Showing Linear Subspace & Affine Subspace of Vector a in R^n

[tk1234]

Let a be a fixed nonzero vector in R^n

a. Show that the set S of all vectors x such at ax=0 is a subspace of R^n.
b. show that if k is a nonzero real number, then the set A of all vectors x such that ax=k is an affine subspace of R^n, but not a linear subspace.how do i even show this.. I am so confused. help please! thanks.

 

[Dick]

Let a be a fixed nonzero vector in R^n

a. Show that the set S of all vectors x such at ax=0 is a subspace of R^n.
b. show that if k is a nonzero real number, then the set A of all vectors x such that ax=k is an affine subspace of R^n, but not a linear subspace.


how do i even show this.. I am so confused. help please! thanks.

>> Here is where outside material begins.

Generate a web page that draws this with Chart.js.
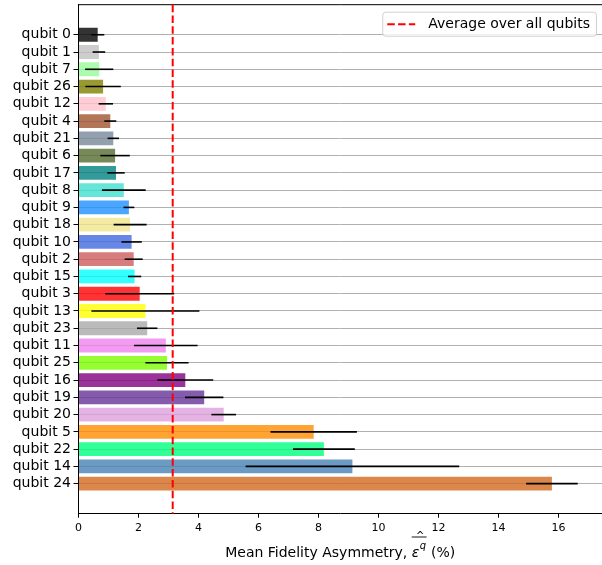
<!DOCTYPE html>
<html>
<head>
<meta charset="utf-8">
<script src="https://cdn.jsdelivr.net/npm/chart.js@4"></script>
<style>
  html, body { margin: 0; padding: 0; background: #fff; }
</style>
</head>
<body>
<canvas id="chart" width="602" height="565"></canvas>
<script>
const qubits = [
  'qubit 0', 'qubit 1', 'qubit 7', 'qubit 26', 'qubit 12', 'qubit 4', 'qubit 21',
  'qubit 6', 'qubit 17', 'qubit 8', 'qubit 9', 'qubit 18', 'qubit 10', 'qubit 2',
  'qubit 15', 'qubit 3', 'qubit 13', 'qubit 23', 'qubit 11', 'qubit 25', 'qubit 16',
  'qubit 19', 'qubit 20', 'qubit 5', 'qubit 22', 'qubit 14', 'qubit 24'
];
const asymmetry = [
  0.64, 0.68, 0.69, 0.82, 0.91, 1.06, 1.16,
  1.22, 1.25, 1.51, 1.68, 1.72, 1.77, 1.84,
  1.87, 2.04, 2.23, 2.29, 2.91, 2.95, 3.56,
  4.19, 4.84, 7.84, 8.18, 9.13, 15.78
];
const asymmetryErr = [
  0.22, 0.21, 0.47, 0.59, 0.24, 0.20, 0.19,
  0.49, 0.29, 0.73, 0.18, 0.55, 0.34, 0.30,
  0.22, 1.15, 1.80, 0.34, 1.06, 0.72, 0.93,
  0.64, 0.41, 1.44, 1.03, 3.56, 0.86
];
// matplotlib named colours at alpha 0.8
const barColors = [
  '#000000cc', '#c0c0c0cc', '#98fb98cc', '#808000cc', '#ffc0cbcc', '#a0522dcc', '#778899cc',
  '#556b2fcc', '#008080cc', '#40e0d0cc', '#1e90ffcc', '#f0e68ccc', '#4169e1cc', '#cd5c5ccc',
  '#00ffffcc', '#ff0000cc', '#ffff00cc', '#a9a9a9cc', '#ee82eecc', '#7cfc00cc', '#800080cc',
  '#663399cc', '#dda0ddcc', '#ff8c00cc', '#00ff7fcc', '#4682b4cc', '#d2691ecc'
];
const xTicks = [0, 2, 4, 6, 8, 10, 12, 14, 16];
const average = 3.14;
const legendLabel = 'Average over all qubits';

const FONT = "'DejaVu Sans', sans-serif";
Chart.defaults.font.family = FONT;
Chart.defaults.color = '#000';

// error bars, average line, legend, top spine and axis title
const overlay = {
  id: 'overlay',
  afterDraw(chart) {
    const { ctx, chartArea: area, scales: { x, y } } = chart;
    ctx.save();

    // top spine
    ctx.strokeStyle = '#000';
    ctx.lineWidth = 1;
    ctx.beginPath();
    ctx.moveTo(area.left, area.top);
    ctx.lineTo(area.right, area.top);
    ctx.stroke();

    // error bars
    ctx.strokeStyle = '#000';
    ctx.lineWidth = 1.6;
    asymmetry.forEach((v, i) => {
      const py = y.getPixelForValue(i);
      ctx.beginPath();
      ctx.moveTo(x.getPixelForValue(v - asymmetryErr[i]), py);
      ctx.lineTo(x.getPixelForValue(v + asymmetryErr[i]), py);
      ctx.stroke();
    });

    // average line
    const ax = x.getPixelForValue(average);
    ctx.strokeStyle = '#ff0000';
    ctx.lineWidth = 2;
    ctx.setLineDash([7.5, 3.3]);
    ctx.beginPath();
    ctx.moveTo(ax, area.top);
    ctx.lineTo(ax, area.bottom);
    ctx.stroke();

    // legend
    ctx.setLineDash([]);
    ctx.font = '14px ' + FONT;
    const tw = ctx.measureText(legendLabel).width;
    const bw = tw + 52, bh = 24;
    const bx = area.right + 1 - 7 - bw, by = area.top + 7;
    ctx.fillStyle = 'rgba(255,255,255,0.8)';
    ctx.strokeStyle = '#d0d0d0';
    ctx.lineWidth = 1;
    ctx.beginPath();
    ctx.roundRect(bx + 0.5, by + 0.5, bw, bh, 3);
    ctx.fill();
    ctx.stroke();
    ctx.strokeStyle = '#ff0000';
    ctx.lineWidth = 2;
    ctx.setLineDash([7.5, 3.3]);
    ctx.beginPath();
    ctx.moveTo(bx + 5, by + bh / 2 + 0.5);
    ctx.lineTo(bx + 33, by + bh / 2 + 0.5);
    ctx.stroke();
    ctx.setLineDash([]);
    ctx.fillStyle = '#000';
    ctx.textBaseline = 'middle';
    ctx.textAlign = 'left';
    ctx.fillText(legendLabel, bx + 46, by + bh / 2 + 1);

    // x axis title with math symbol
    const base = 557;
    const t1 = 'Mean Fidelity Asymmetry, ';
    const t2 = ' (%)';
    ctx.textBaseline = 'alphabetic';
    ctx.font = '14px ' + FONT;
    const w1 = ctx.measureText(t1).width;
    const w3 = ctx.measureText(t2).width;
    ctx.font = 'italic 14px ' + FONT;
    const we = ctx.measureText('ε').width;
    ctx.font = 'italic 10px ' + FONT;
    const wq = ctx.measureText('q').width;
    const total = w1 + we + wq + 1 + w3;
    let cx = (area.left + area.right) / 2 - total / 2;
    ctx.font = '14px ' + FONT;
    ctx.fillText(t1, cx, base);
    cx += w1;
    const symStart = cx;
    ctx.font = 'italic 14px ' + FONT;
    ctx.fillText('ε', cx, base);
    cx += we + 0.5;
    ctx.font = 'italic 10px ' + FONT;
    ctx.fillText('q', cx, base - 8.5);
    cx += wq + 0.5;
    const symEnd = cx;
    ctx.strokeStyle = '#000';
    ctx.lineWidth = 0.9;
    ctx.beginPath();
    ctx.moveTo(symStart, base - 20);
    ctx.lineTo(symEnd, base - 20);
    ctx.stroke();
    ctx.font = '10px ' + FONT;
    ctx.textAlign = 'center';
    ctx.fillText('^', (symStart + symEnd) / 2 + 1, base - 18.5);
    ctx.textAlign = 'left';
    ctx.font = '14px ' + FONT;
    ctx.fillText(t2, cx, base);

    ctx.restore();
  }
};

new Chart(document.getElementById('chart'), {
  type: 'bar',
  data: {
    datasets: [{
      data: asymmetry.map((v, i) => ({ x: v, y: i })),
      backgroundColor: barColors,
      borderWidth: 0,
      barPercentage: 0.8,
      categoryPercentage: 1
    }]
  },
  options: {
    indexAxis: 'y',
    responsive: false,
    animation: false,
    layout: { padding: { top: 4.7, right: 0, bottom: 0, left: 0 } },
    plugins: { legend: { display: false }, tooltip: { enabled: false } },
    scales: {
      x: {
        type: 'linear',
        min: 0,
        max: 17.45,
        afterBuildTicks: axis => { axis.ticks = xTicks.map(v => ({ value: v })); },
        afterFit: axis => { axis.height = 51.3; axis.paddingLeft = 0; axis.paddingRight = 0; },
        ticks: { font: { size: 11 }, color: '#000', padding: 4, maxRotation: 0 },
        grid: { drawOnChartArea: false, tickColor: '#000', tickLength: 4, tickWidth: 1 },
        border: { color: '#000', width: 1 }
      },
      y: {
        type: 'linear',
        reverse: true,
        offset: false,
        min: -1.74,
        max: 27.74,
        z: 1,
        afterBuildTicks: axis => { axis.ticks = qubits.map((q, i) => ({ value: i })); },
        afterFit: axis => { axis.width = 78.5; axis.paddingTop = 0; axis.paddingBottom = 0; },
        ticks: { callback: v => qubits[v], font: { size: 14 }, color: '#000', padding: 2.5, autoSkip: false },
        grid: { offset: false, color: '#b0b0b0', lineWidth: 1, tickColor: '#000', tickLength: 5, tickWidth: 1 },
        border: { color: '#000', width: 1 }
      }
    }
  },
  plugins: [overlay]
});
</script>
</body>
</html>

Try?? Pretty please? Tell me what you might need to prove S is a subspace. You can look it up in the book if you want to. What's the definition of a subspace?

 

[tk1234]

i know that S needs to be closed under addition and numerical multiplication.. I am just not sure how to show this?!

 

[Dick]

i know that S needs to be closed under addition and numerical multiplication.. I am just not sure how to show this?!

If x1 is in S then a.x1=0. If x2 is in S then a.x2=0. (I'm using '.' for dot product). Can you give me some reason why that would mean x1+x2 is in S? What would you have show to prove x1+x2 is in S? That would give you closure under addition.